One of the earliest student demonstrations took place in 1814, when students gathered on the Green to celebrate Napoleon's defeat in Europe. At the height of the Vietnam War in the late 1960s, the Green regularly saw antiwar demonstrations, some attracting up to a thousand protesters. A 1969 protest over the presence of the campus Reserve Officer Training Corps (ROTC) program culminated in the occupation of Parkhurst Hall, the College's administration building. In 1986, students constructed shanties on the Green to encourage the College to divest from South African companies supporting Apartheid; staffers of the conservative newspaper The Dartmouth Review took sledgehammers to the structures. More recently, the Green was the location of a controversial 2006 May Day rally in favor of immigrant rights.

On September 26, 2007, Dartmouth hosted a Democratic Presidential Candidates Debate. The Green was the site of student rallies in favor of various candidates, and also saw the live broadcast of Hardball with Chris Matthews. On April 30, 2016, Divest Dartmouth—a student group trying to divest from a list of 200 fossil fuel companies—led a climate change rally on the Green, the largest in New Hampshire's history organizers claimed.

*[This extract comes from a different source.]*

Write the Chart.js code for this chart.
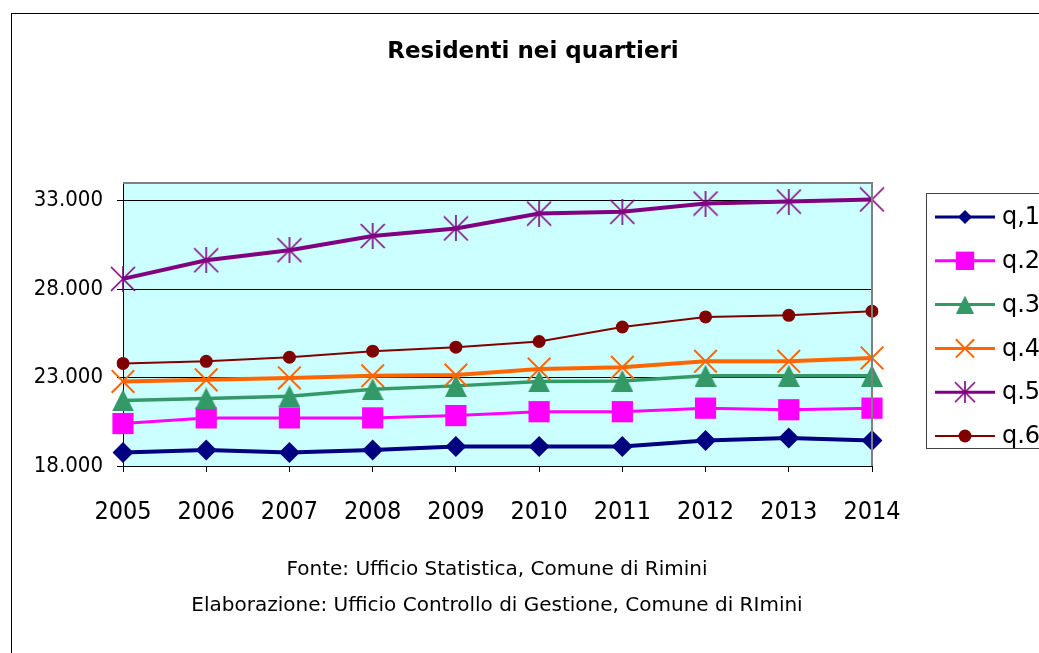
<!DOCTYPE html>
<html lang="it">
  <head>
    <meta charset="UTF-8" />
    <title>Residenti nei quartieri</title>
    <script src="https://cdn.jsdelivr.net/npm/chart.js"></script>
    <style>
      body {
        margin: 0;
        padding: 0;
        background: #fff;
      }
      .wrap {
        position: relative;
        width: 1039px;
        height: 653px;
      }
    </style>
  </head>
  <body>
    <div class="wrap">
      <canvas id="chart"></canvas>
    </div>

    <script>
      const years = ["2005", "2006", "2007", "2008", "2009", "2010", "2011", "2012", "2013", "2014"];
      const seriesNames = ["q,1", "q.2", "q.3", "q.4", "q.5", "q.6"];
      const q1 = [18760, 18910, 18760, 18910, 19100, 19100, 19100, 19440, 19580, 19440];
      const q2 = [20400, 20720, 20720, 20720, 20850, 21070, 21070, 21270, 21180, 21270];
      const q3 = [21710, 21820, 21940, 22340, 22530, 22780, 22810, 23100, 23100, 23100];
      const q4 = [22780, 22870, 22980, 23100, 23140, 23480, 23580, 23920, 23920, 24110];
      const q5 = [28580, 29630, 30200, 31000, 31430, 32270, 32370, 32840, 32950, 33070];
      const q6 = [23800, 23920, 24150, 24490, 24720, 25040, 25860, 26430, 26520, 26750];
      const yTicks = [18000, 23000, 28000, 33000];

      const NARROW = "'DejaVu Sans Condensed', 'DejaVu Sans', sans-serif";
      const WIDE = "'DejaVu Sans', sans-serif";

      // markers that chart.js doesn't have in the Excel shape
      function makeTriangle(color, size) {
        const c = document.createElement("canvas");
        c.width = size;
        c.height = size;
        const g = c.getContext("2d");
        g.fillStyle = color;
        g.beginPath();
        g.moveTo(size / 2, 0);
        g.lineTo(size, size);
        g.lineTo(0, size);
        g.closePath();
        g.fill();
        return c;
      }

      function makeStar(color, size) {
        const c = document.createElement("canvas");
        c.width = size;
        c.height = size;
        const g = c.getContext("2d");
        g.strokeStyle = color;
        g.lineWidth = 1.6;
        g.beginPath();
        g.moveTo(size / 2, 0);
        g.lineTo(size / 2, size);
        g.moveTo(1, 1);
        g.lineTo(size - 1, size - 1);
        g.moveTo(size - 1, 1);
        g.lineTo(1, size - 1);
        g.stroke();
        return c;
      }

      const styles = [
        { color: "#000080", width: 4, point: "rectRot", radius: 10.5, legendRadius: 7 },
        { color: "#FF00FF", width: 3, point: "rect", radius: 15, legendRadius: 13 },
        { color: "#339966", width: 3.5, point: makeTriangle("#339966", 22), radius: 11, legendRadius: 9,
          legendPoint: makeTriangle("#339966", 18) },
        { color: "#FF6600", width: 4, point: "crossRot", radius: 16, legendRadius: 13, border: 2 },
        { color: "#800080", width: 4, point: makeStar("#800080", 26), radius: 13, legendRadius: 11,
          legendPoint: makeStar("#800080", 22) },
        { color: "#800000", width: 2, point: "circle", radius: 6.5, legendRadius: 6.5 },
      ];
      const seriesData = [q1, q2, q3, q4, q5, q6];

      const datasets = seriesData.map((vals, i) => ({
        label: seriesNames[i],
        data: vals,
        borderColor: styles[i].color,
        backgroundColor: styles[i].color,
        borderWidth: styles[i].width,
        pointStyle: styles[i].point,
        pointRadius: styles[i].radius,
        pointHoverRadius: styles[i].radius,
        pointBorderWidth: styles[i].border || 0,
        pointBackgroundColor: styles[i].color,
        pointBorderColor: styles[i].color,
        tension: 0,
        order: 6 - i,
      }));

      function fmt(v) {
        return String(v).replace(/\B(?=(\d{3})+(?!\d))/g, ".");
      }

      const decor = {
        id: "decor",
        beforeDraw(chart) {
          const { ctx, chartArea: a } = chart;
          ctx.save();
          ctx.fillStyle = "#fff";
          ctx.fillRect(0, 0, chart.width, chart.height);
          ctx.fillStyle = "#CCFFFF";
          ctx.fillRect(a.left, a.top, a.right - a.left, a.bottom - a.top);
          ctx.restore();
        },
        afterDraw(chart) {
          const { ctx, chartArea: a } = chart;
          ctx.save();
          // plot area frame (top, right)
          ctx.strokeStyle = "#808080";
          ctx.lineWidth = 2;
          ctx.beginPath();
          ctx.moveTo(a.left, a.top);
          ctx.lineTo(a.right, a.top);
          ctx.lineTo(a.right, a.bottom);
          ctx.stroke();

          // outer frame
          ctx.strokeStyle = "#000";
          ctx.lineWidth = 1;
          ctx.strokeRect(11.5, 13.5, 1200, 800);

          // title
          ctx.fillStyle = "#000";
          ctx.textAlign = "center";
          ctx.textBaseline = "alphabetic";
          ctx.font = "bold 23px " + WIDE;
          ctx.fillText("Residenti nei quartieri", 533, 58);

          // notes
          ctx.font = "20px " + WIDE;
          ctx.fillText("Fonte: Ufficio Statistica, Comune di Rimini", 497, 575);
          ctx.fillText("Elaborazione: Ufficio Controllo di Gestione, Comune di RImini", 497, 611);

          // legend
          ctx.fillStyle = "#fff";
          ctx.fillRect(926, 193, 200, 255);
          ctx.strokeStyle = "#404040";
          ctx.lineWidth = 1;
          ctx.strokeRect(926.5, 193.5, 200, 255);
          chart.data.datasets.forEach((ds, i) => {
            const y = 217 + i * 43.8;
            const st = styles[i];
            ctx.strokeStyle = st.color;
            ctx.fillStyle = st.color;
            ctx.lineWidth = Math.min(st.width, 3);
            ctx.beginPath();
            ctx.moveTo(935, y);
            ctx.lineTo(995, y);
            ctx.stroke();
            ctx.lineWidth = st.border || 1;
            Chart.helpers.drawPoint(
              ctx,
              { pointStyle: st.legendPoint || st.point, radius: st.legendRadius, rotation: 0, borderWidth: st.border || 0 },
              965,
              y
            );
            ctx.fillStyle = "#000";
            ctx.textAlign = "left";
            ctx.textBaseline = "middle";
            ctx.font = "24px " + WIDE;
            ctx.fillText(ds.label, 1002, y + 1);
          });
          ctx.restore();
        },
      };

      new Chart(document.getElementById("chart"), {
        type: "line",
        data: { labels: years, datasets },
        options: {
          responsive: true,
          maintainAspectRatio: false,
          animation: false,
          layout: { padding: { left: 0, top: 183, right: 167, bottom: 0 } },
          plugins: {
            legend: { display: false },
            title: { display: false },
            tooltip: { enabled: false },
          },
          scales: {
            x: {
              offset: false,
              grid: {
                drawOnChartArea: false,
                drawTicks: true,
                tickLength: 6,
                color: "#000",
              },
              border: { color: "#000", width: 1 },
              ticks: {
                color: "#000",
                font: { family: NARROW, size: 25 },
                padding: 25,
                maxRotation: 0,
                autoSkip: false,
              },
              afterFit(scale) {
                scale.height = 187;
              },
            },
            y: {
              min: 18000,
              max: 34000,
              grid: { color: "#000", lineWidth: 1, tickLength: 6 },
              border: { color: "#000", width: 1 },
              afterBuildTicks(scale) {
                scale.ticks = yTicks.map((v) => ({ value: v }));
              },
              ticks: {
                color: "#000",
                font: { family: NARROW, size: 22 },
                padding: 14,
                callback: (v) => fmt(v),
              },
              afterFit(scale) {
                scale.width = 123;
              },
            },
          },
        },
        plugins: [decor],
      });
    </script>
  </body>
</html>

=== Traditions and celebrations ===

Dartmouth is well known for its variety of long-standing student traditions, many of which are centered on the Green. At Homecoming each fall, a bonfire is constructed on the Green by the first-year class; students and community members gather to watch the first-year students run around it as it burns. The wintertime celebration of Winter Carnival sees the construction of a snow sculpture on the Green. In the springtime, Green Key Weekend is marked by concerts and performances on the Green, which until 1984 was also the site of fiercely competitive Green Key chariot races.

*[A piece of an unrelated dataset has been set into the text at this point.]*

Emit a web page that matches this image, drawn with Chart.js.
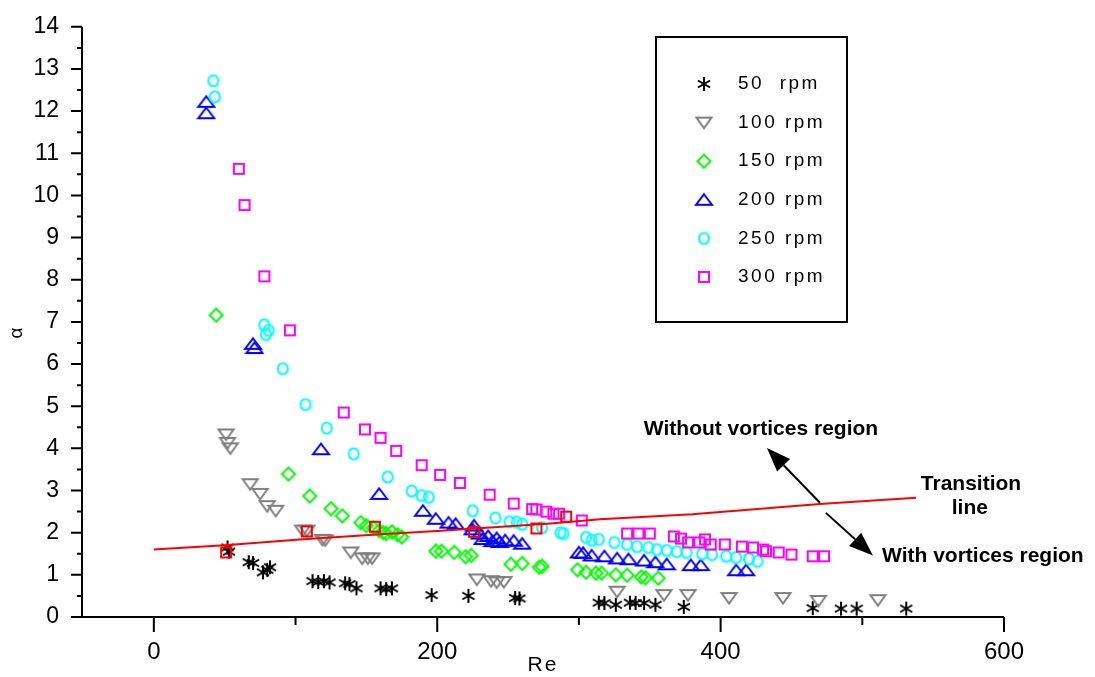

Other traditions involving the Green include the placement of a Christmas tree and Hanukkah candle each December, the annual celebration of Diwali, and an annual Native American Pow-Wow. Students gather on the Green on the night of the winter's first snowfall for a school-wide snowball fight. The College's commencement ceremonies are traditionally held on the Green, regardless of weather conditions.